If this flaw is pointed out and corrected before the shuttle takes flight, what effect do you think it has on the Space Shuttle program and the concept of space travel?
 

TFSmith121

Banned
Before 1900 would be quite a POD...

So yesterday I was informed that my grandfather, a blacksmith, made the O-ring, the part of the Challenger Space Shuttle that failed and killed 7 people. The sealing on the O-ring wasn't designed to survive temperatures lower than 40 degrees Fahrenheit.

If this flaw is pointed out and corrected before the shuttle takes flight, what effect do you think it has on the Space Shuttle program and the concept of space travel?

Before 1900 would be quite a POD...

The O-rings were a synthetic rubber, as well; not metallic.

Best,
 

Delta Force

Banned
The O-ring temperature limitations were known to those involved in the program, so it wasn't a design flaw, simply a launch envelope limitation. They chose to launch anyways outside of the allowed envelope.

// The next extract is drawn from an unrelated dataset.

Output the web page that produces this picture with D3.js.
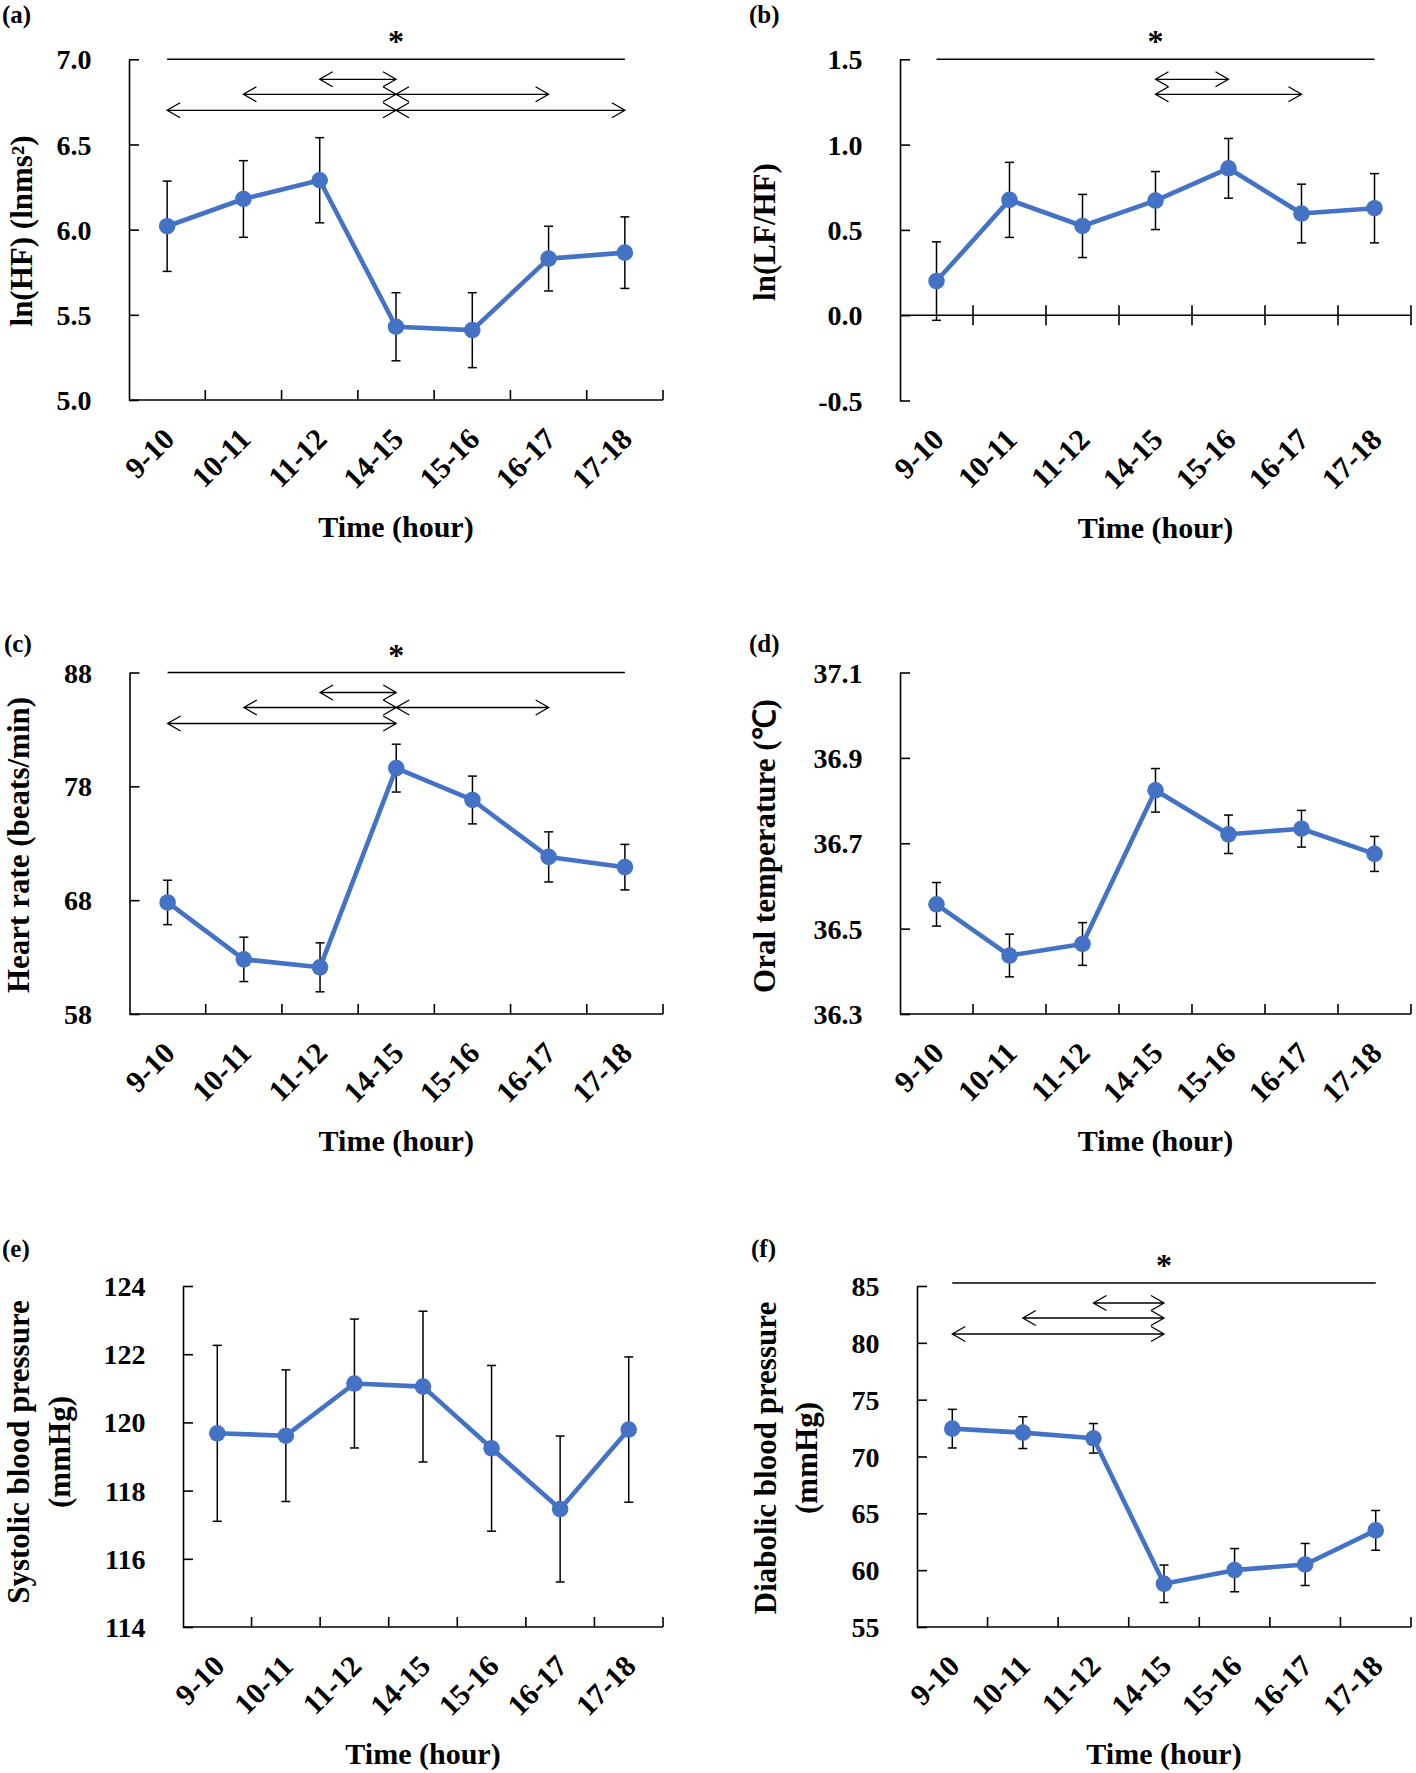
<!DOCTYPE html>
<html><head><meta charset="utf-8">
<script src="https://cdn.jsdelivr.net/npm/d3@7"></script>
<style>
body{margin:0;background:#fff}
svg{display:block}
text{font-family:"Liberation Serif","Times New Roman",serif;font-weight:bold;fill:#000}
</style>
</head><body>
<svg id="chart" width="1416" height="1773"></svg>
<script>
// ---------------- DATA ----------------
const categories = ["9-10","10-11","11-12","14-15","15-16","16-17","17-18"];

const hfMean   = [6.02, 6.18, 6.29, 5.43, 5.41, 5.83, 5.865];
const hfErr    = [0.265, 0.225, 0.25, 0.20, 0.22, 0.19, 0.21];
const hfTicks  = [5.0, 5.5, 6.0, 6.5, 7.0];

const lfhfMean  = [0.20, 0.676, 0.523, 0.672, 0.861, 0.596, 0.627];
const lfhfErr   = [0.23, 0.22, 0.185, 0.17, 0.175, 0.172, 0.203];
const lfhfTicks = [-0.5, 0.0, 0.5, 1.0, 1.5];

const hrMean  = [67.8, 62.8, 62.1, 79.6, 76.8, 71.8, 70.9];
const hrErr   = [1.95, 1.95, 2.15, 2.1, 2.1, 2.2, 2.0];
const hrTicks = [58, 68, 78, 88];

const tempMean  = [36.557, 36.437, 36.464, 36.824, 36.721, 36.734, 36.675];
const tempErr   = [0.051, 0.050, 0.050, 0.051, 0.045, 0.043, 0.041];
const tempTicks = [36.3, 36.5, 36.7, 36.9, 37.1];

const sbpMean  = [119.68, 119.61, 121.14, 121.05, 119.24, 117.46, 119.79];
const sbpErr   = [2.58, 1.93, 1.89, 2.21, 2.43, 2.14, 2.13];
const sbpTicks = [114, 116, 118, 120, 122, 124];

const dbpMean  = [72.45, 72.1, 71.6, 58.8, 60.0, 60.5, 63.5];
const dbpErr   = [1.7, 1.4, 1.3, 1.65, 1.9, 1.85, 1.75];
const dbpTicks = [55, 60, 65, 70, 75, 80, 85];

// significance arrows: rows of [fromIndex, toIndex]
const hfPairs   = [[[2,3]], [[1,3],[3,5]], [[0,3],[3,6]]];
const lfhfPairs = [[[3,4]], [[3,5]]];
const hrPairs   = [[[2,3]], [[1,3],[3,5]], [[0,3]]];
const dbpPairs  = [[[2,3]], [[1,3]], [[0,3]]];

const xTitle = "Time (hour)";

// ---------------- PANELS ----------------
const f1 = v => d3.format(".1f")(v).replace("\u2212","-");
const f0 = v => d3.format("d")(v).replace("\u2212","-");

const panels = [
  {tag:"(a)", mean:hfMean, err:hfErr, ticks:hfTicks, fmt:f1, title:["ln(HF) (lnms²)"], pairs:hfPairs, star:true,
   box:{left:129,right:663,top:59.3,bottom:400}, lab:[2,23], tt:[25,231], sigOff:0},
  {tag:"(b)", mean:lfhfMean, err:lfhfErr, ticks:lfhfTicks, fmt:f1, title:["ln(LF/HF)"], pairs:lfhfPairs, star:true, xAt:0,
   box:{left:900,right:1411,top:59.3,bottom:400.5}, lab:[749,23], tt:[768,232], sigOff:0},
  {tag:"(c)", mean:hrMean, err:hrErr, ticks:hrTicks, fmt:f0, title:["Heart rate (beats/min)"], pairs:hrPairs, star:true,
   box:{left:129.5,right:663,top:672.5,bottom:1014}, lab:[4,652], tt:[22,845], sigOff:0},
  {tag:"(d)", mean:tempMean, err:tempErr, ticks:tempTicks, fmt:f1, title:["Oral temperature (℃)"], pairs:null, star:false,
   box:{left:900,right:1411,top:672.5,bottom:1014}, lab:[749,652], tt:[768,846], sigOff:0},
  {tag:"(e)", mean:sbpMean, err:sbpErr, ticks:sbpTicks, fmt:f0, title:["Systolic blood pressure","(mmHg)"], pairs:null, star:false,
   box:{left:183,right:663,top:1286,bottom:1627}, lab:[2,1257], tt:[22,1452], sigOff:0},
  {tag:"(f)", mean:dbpMean, err:dbpErr, ticks:dbpTicks, fmt:f0, title:["Diabolic blood pressure","(mmHg)"], pairs:dbpPairs, star:true,
   box:{left:917,right:1411,top:1286,bottom:1627}, lab:[751,1257], tt:[769,1458], sigOff:-3}
];

const BLUE = "#4472C4";
const svg = d3.select("#chart");
svg.append("rect").attr("width",1416).attr("height",1773).attr("fill","#fff");

panels.forEach(p => {
  const B = p.box;
  const g = svg.append("g");
  const x = d3.scaleBand().domain(categories).range([B.left, B.right]).padding(0);
  const cx = c => x(c) + x.bandwidth()/2;
  const y = d3.scaleLinear().domain([p.ticks[0], p.ticks[p.ticks.length-1]]).range([B.bottom, B.top]);

  // y axis
  const ya = g.append("g").attr("transform", `translate(${B.left},0)`)
    .call(d3.axisLeft(y).tickValues(p.ticks).tickFormat(p.fmt).tickSize(-10).tickSizeOuter(0).tickPadding(37.5));
  ya.attr("font-family", null).attr("font-size", 28);
  ya.selectAll("text").attr("font-size", 28).attr("dy", "0.34em").attr("fill","#000");
  ya.selectAll("line,path").attr("stroke","#000").attr("stroke-width",1.6);

  // x axis (ticks between categories)
  const xAxisY = (p.xAt !== undefined) ? y(p.xAt) : B.bottom;
  g.append("line").attr("x1",B.left).attr("x2",B.right).attr("y1",xAxisY).attr("y2",xAxisY)
    .attr("stroke","#000").attr("stroke-width",1.6);
  const bounds = d3.range(1, categories.length+1).map(i => x.range()[0] + i*x.step());
  const cross = p.xAt !== undefined;
  g.selectAll(null).data(bounds).join("line")
    .attr("x1",d=>d).attr("x2",d=>d)
    .attr("y1", xAxisY-10).attr("y2", cross ? xAxisY+10 : xAxisY)
    .attr("stroke","#000").attr("stroke-width",1.6);

  // x tick labels
  g.selectAll(null).data(categories).join("text")
    .attr("transform", d => `translate(${cx(d)+9},${B.bottom+41}) rotate(-45)`)
    .attr("text-anchor","end").attr("font-size",30).text(d=>d);

  // x title
  g.append("text").attr("x",(B.left+B.right)/2).attr("y",B.bottom+137)
    .attr("text-anchor","middle").attr("font-size",30).text(xTitle);

  // y title
  const fsT = 31;
  const yt = g.append("text")
    .attr("transform",`translate(${p.tt[0]+0.235*fsT},${p.tt[1]}) rotate(-90)`)
    .attr("text-anchor","middle").attr("font-size",fsT);
  p.title.forEach((t,i) => yt.append("tspan").attr("x",0).attr("dy", i===0?0:41).text(t));

  // panel label
  g.append("text").attr("x",p.lab[0]).attr("y",p.lab[1]).attr("font-size",25).text(p.tag);

  // error bars
  const eb = g.selectAll(null).data(categories).join("g");
  eb.append("line").attr("x1",d=>cx(d)).attr("x2",d=>cx(d))
    .attr("y1",(d,i)=>y(p.mean[i]+p.err[i])).attr("y2",(d,i)=>y(p.mean[i]-p.err[i]))
    .attr("stroke","#000").attr("stroke-width",1.5);
  [1,-1].forEach(s => {
    eb.append("line").attr("x1",d=>cx(d)-4.5).attr("x2",d=>cx(d)+4.5)
      .attr("y1",(d,i)=>y(p.mean[i]+s*p.err[i])).attr("y2",(d,i)=>y(p.mean[i]+s*p.err[i]))
      .attr("stroke","#000").attr("stroke-width",1.5);
  });

  // line
  const line = d3.line().x((d,i)=>cx(categories[i])).y(d=>y(d));
  g.append("path").datum(p.mean).attr("d",line).attr("fill","none")
    .attr("stroke",BLUE).attr("stroke-width",4.6).attr("stroke-linejoin","round");
  g.selectAll(null).data(p.mean).join("circle")
    .attr("cx",(d,i)=>cx(categories[i])).attr("cy",d=>y(d)).attr("r",8.3).attr("fill",BLUE);

  // significance
  if (p.star) {
    const sy = B.top + p.sigOff;
    const x0 = cx(categories[0]), x1 = cx(categories[categories.length-1]);
    g.append("line").attr("x1",x0).attr("x2",x1).attr("y1",sy).attr("y2",sy)
      .attr("stroke","#000").attr("stroke-width",1.5);
    g.append("text").attr("x",(x0+x1)/2).attr("y",sy-7).attr("text-anchor","middle")
      .attr("font-size",32).text("*");
    const rowOff = [20,35,51];
    p.pairs.forEach((row,ri) => {
      const ry = sy + rowOff[ri];
      row.forEach(([a,b]) => {
        const xa = cx(categories[a]), xb = cx(categories[b]);
        g.append("path")
          .attr("d",`M${xa},${ry}H${xb}M${xa+13},${ry-7.5}L${xa},${ry}L${xa+13},${ry+7.5}M${xb-13},${ry-7.5}L${xb},${ry}L${xb-13},${ry+7.5}`)
          .attr("fill","none").attr("stroke","#000").attr("stroke-width",1.3);
      });
    });
  }
});
</script>
</body></html>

I read that one group of engineers who tried to warn NASA were greatly relieved when the Space Shuttle actually left the pad and flew for as long as it did, because for a minute they thought that they had thankfully been wrong about things, as their models showed the Shuttle exploding on the pad once the Solid Rocket Boosters were ignited. Apparently a piece of metal from one of the boosters lodged itself in the gap created by the shrinking O-ring long enough to allow for the 73 seconds of flight before the Space Shuttle was buffeted by the jet stream, knocking the debris out, causing gases to erode the booster, and destroying the stack.
 
It was about that time when Volkswagen had a recall of all models with power steering because the seals leaked and the racks failed in cold weather. Space age materials are wonderful, but you still have to read the spec sheet.
 
Nobel Prize winner and Manhatten Project physicist Richard Feynman sat on the Senate commission to investigate the accident, and included a long account of it in his autobiography Surely You're Joking Mr. Feynman, which is really worth a read if you can get hold of it.

In short, NASA administrators were warned that the temperature was out-of-spec for the parts, and decided that when the chief engineer says that the dilithium crystals canna take it, Cap'n, replying damn the torpedoes, Gridley is the winning play that lets you bang the green-skinned slave girl, while being the person who postpones another launch would be a career-limiting move. It always worked before, what's the worst that could happen?